You'd find it hard to name a band tighter than HEK and this helps magnify their power & increase their impact. Some songs however cry out for looser treatment which is what is gloriously applied with "By Your Side". Reiss seems to revel in being allowed to roam freely, leashless. That he spoke of his love (among other artists) of Bob Dylan in an interview on HillzFM this morning is interesting makes sense in this context. So many of his classics, though the lyrics were carefully pre-thought out, sound like the arrangement was arrived at via a process of jamming: in fact the re-releases in the "Bootleg" series show this to be the case. Here, it was illuminating to hear Reiss speak of the song emanating from an interesting opening chord: presumably he just went from there & it works.
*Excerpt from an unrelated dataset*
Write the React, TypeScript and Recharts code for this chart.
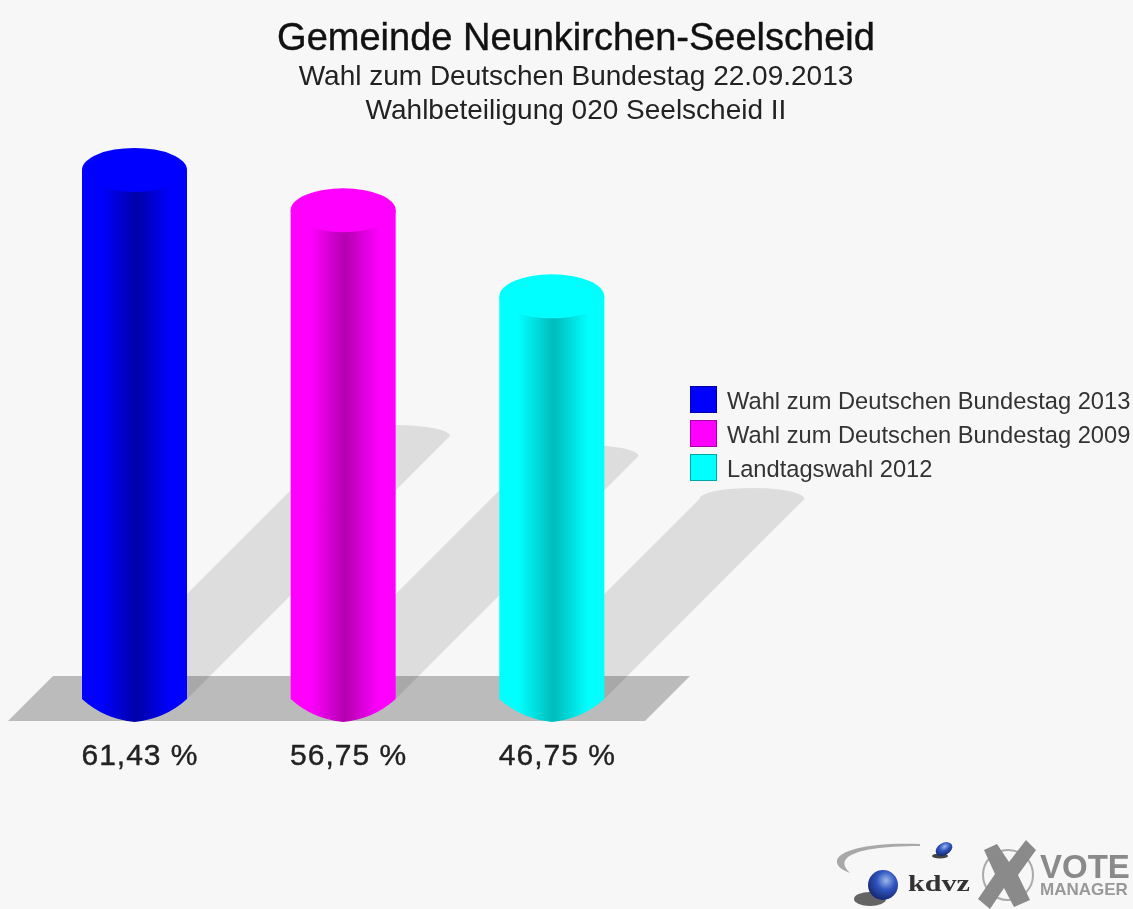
import { Bar, BarChart, ReferenceArea, XAxis, YAxis } from "recharts";

const categories = ["Wahl zum Deutschen Bundestag 2013", "Wahl zum Deutschen Bundestag 2009", "Landtagswahl 2012"];
const values = [61.43, 56.75, 46.75];
const valueLabels = ["61,43 %", "56,75 %", "46,75 %"];
const bright = ["#0000ff", "#ff00ff", "#00ffff"];
const dark = ["#0000a8", "#b400b0", "#00bcbc"];
const titleLines = ["Gemeinde Neunkirchen-Seelscheid", "Wahl zum Deutschen Bundestag 22.09.2013", "Wahlbeteiligung 020 Seelscheid II"];

const FONT = '"Liberation Sans", Arial, sans-serif';
const data = categories.map((name, i) => ({ name, value: values[i], label: valueLabels[i], index: i }));

// floor slab behind the cylinders
function Floor() {
  return <polygon points="8,721 645,721 690,676 53,676" fill="#bbbbbb" />;
}

// shadow and cylinder, both sized from the bar rectangle recharts hands over
function Cylinder(props: any) {
  const { x, y, width, height, payload } = props;
  const i = payload.index;
  const rx = width / 2;
  const cx = x + rx;
  const base = y + height;
  const s = height * 0.497;
  return (
    <g>
      <path
        d={`M${x},${base} L${x + s},${base - s} A${rx} 11 0 0 1 ${x + width + s},${base - s} L${x + width},${base} Z`}
        fill="#000000"
        fillOpacity={0.1}
      />
      <path
        d={`M${x},${y} L${x},${base} Q${x + 22},${base + 20} ${cx},${base + 23} Q${x + width - 22},${base + 20} ${x + width},${base} L${x + width},${y} Z`}
        fill={`url(#cyl${i})`}
      />
      <ellipse cx={cx} cy={y} rx={rx} ry={22} fill={bright[i]} />
      <text
        x={cx + 5.5}
        y={base + 66}
        textAnchor="middle"
        fontFamily={FONT}
        fontSize={30}
        letterSpacing={1}
        fill="#222"
        stroke="#222"
        strokeWidth={0.4}
      >
        {payload.label}
      </text>
    </g>
  );
}

function Logos() {
  return (
    <svg width={313} height={89} style={{ position: "absolute", left: 820, top: 820 }}>
      <defs>
        <radialGradient id="ball" cx="0.6" cy="0.35" r="0.7">
          <stop offset="0" stopColor="#9db8e8" />
          <stop offset="0.45" stopColor="#2f55c0" />
          <stop offset="1" stopColor="#14246a" />
        </radialGradient>
      </defs>
      <path d="M100,24 C50,22 20,30 17,40 C16,46 22,50 30,53 C24,47 22,42 28,37 C38,30 60,26 100,26 Z" fill="#a8a8a8" />
      <ellipse cx={120} cy={36} rx={8} ry={2.5} fill="#444" />
      <ellipse cx={124} cy={29} rx={9} ry={6} fill="url(#ball)" transform="rotate(-30 124 29)" />
      <ellipse cx={50} cy={79} rx={16} ry={7} fill="#333" opacity={0.75} />
      <circle cx={63} cy={65} r={15} fill="url(#ball)" />
      <text x={88} y={71} fontFamily='"Liberation Serif", serif' fontWeight="bold" fontSize={24} textLength={62} lengthAdjust="spacingAndGlyphs" fill="#333">kdvz</text>
      <circle cx={188} cy={55} r={25} fill="none" stroke="#aaa" strokeWidth={2} />
      <path d="M164,30 L177,24 L189,42 L206,20 L216,30 L198,55 L210,80 L194,87 L184,68 L170,89 L158,79 L175,54 Z" fill="#8a8a8a" />
      <text x={220} y={58} fontFamily={FONT} fontWeight="bold" fontSize={33} fill="#8a8a8a">VOTE</text>
      <text x={220} y={75} fontFamily={FONT} fontWeight="bold" fontSize={17} fill="#999">MANAGER</text>
    </svg>
  );
}

export default function App() {
  return (
    <div style={{ position: "absolute", left: 0, top: 0, width: 1133, height: 909, background: "#f7f7f7", overflow: "hidden", filter: "blur(0.6px)" }}>
      <BarChart width={1133} height={909} data={data} margin={{ top: 10, right: 477, bottom: 210, left: 30 }}>
        <defs>
          {bright.map((c, i) => (
            <linearGradient key={c} id={`cyl${i}`} x1="0" y1="0" x2="1" y2="0">
              <stop offset="0" stopColor={c} />
              <stop offset="0.18" stopColor={c} />
              <stop offset="0.52" stopColor={dark[i]} />
              <stop offset="0.85" stopColor={c} />
              <stop offset="1" stopColor={c} />
            </linearGradient>
          ))}
        </defs>
        <XAxis dataKey="name" hide />
        <YAxis hide domain={[0, 80]} />
        <ReferenceArea y1={0} y2={5} ifOverflow="visible" shape={Floor} />
        <Bar dataKey="value" barSize={105} shape={Cylinder} isAnimationActive={false} />
      </BarChart>

      <div style={{ position: "absolute", left: 0, width: 1152, top: 15, textAlign: "center", fontFamily: FONT, color: "#222", whiteSpace: "nowrap" }}>
        <div style={{ fontSize: 38, lineHeight: "44px", color: "#111", WebkitTextStroke: "0.4px #111" }}>{titleLines[0]}</div>
        <div style={{ fontSize: 28, lineHeight: "34px" }}>{titleLines[1]}</div>
        <div style={{ fontSize: 28, lineHeight: "34px" }}>{titleLines[2]}</div>
      </div>

      {categories.map((name, i) => (
        <div key={name} style={{ position: "absolute", left: 690, top: 386 + i * 34, height: 27, display: "flex", alignItems: "center", fontFamily: FONT, fontSize: 23.7, color: "#333", whiteSpace: "nowrap" }}>
          <span style={{ width: 27, height: 27, background: bright[i], marginRight: 10, boxSizing: "border-box", border: "1px solid rgba(0,0,0,0.35)" }} />
          <span style={{ position: "relative", top: 2 }}>{name}</span>
        </div>
      ))}

      <Logos />
    </div>
  );
}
He also puts his lyric writing down to something nearer perhaps to intuition than cold calculation (I think he's being too modest though in calling it "more or less a ramble"). I'm sure careless & random spouting of words produces some terrible songs but in the head of a writer as good as Reiss, letting instinct have its head can produce something closer to poetry than prose.
What of course shines through is his honesty & authenticity: he might not fully understand what he's created (and that's actually a good thing for an artist I think) nor how he got there, but what he sings, he truly believes in and is committed to. The passion is palpable. He is certainly amongst the best songwriters creating locally and maybe having this song out under his own name will help to shine a light more clearly on this & get him his due.
As you all know, I am an admirer of HEK and have high hopes for them: working on achieving their deserved success will take much of his time & what amount that leaves for his solo work is unclear, but I hope he can manage both releases & gigs in both formats as I think each deserves its complementary public attention.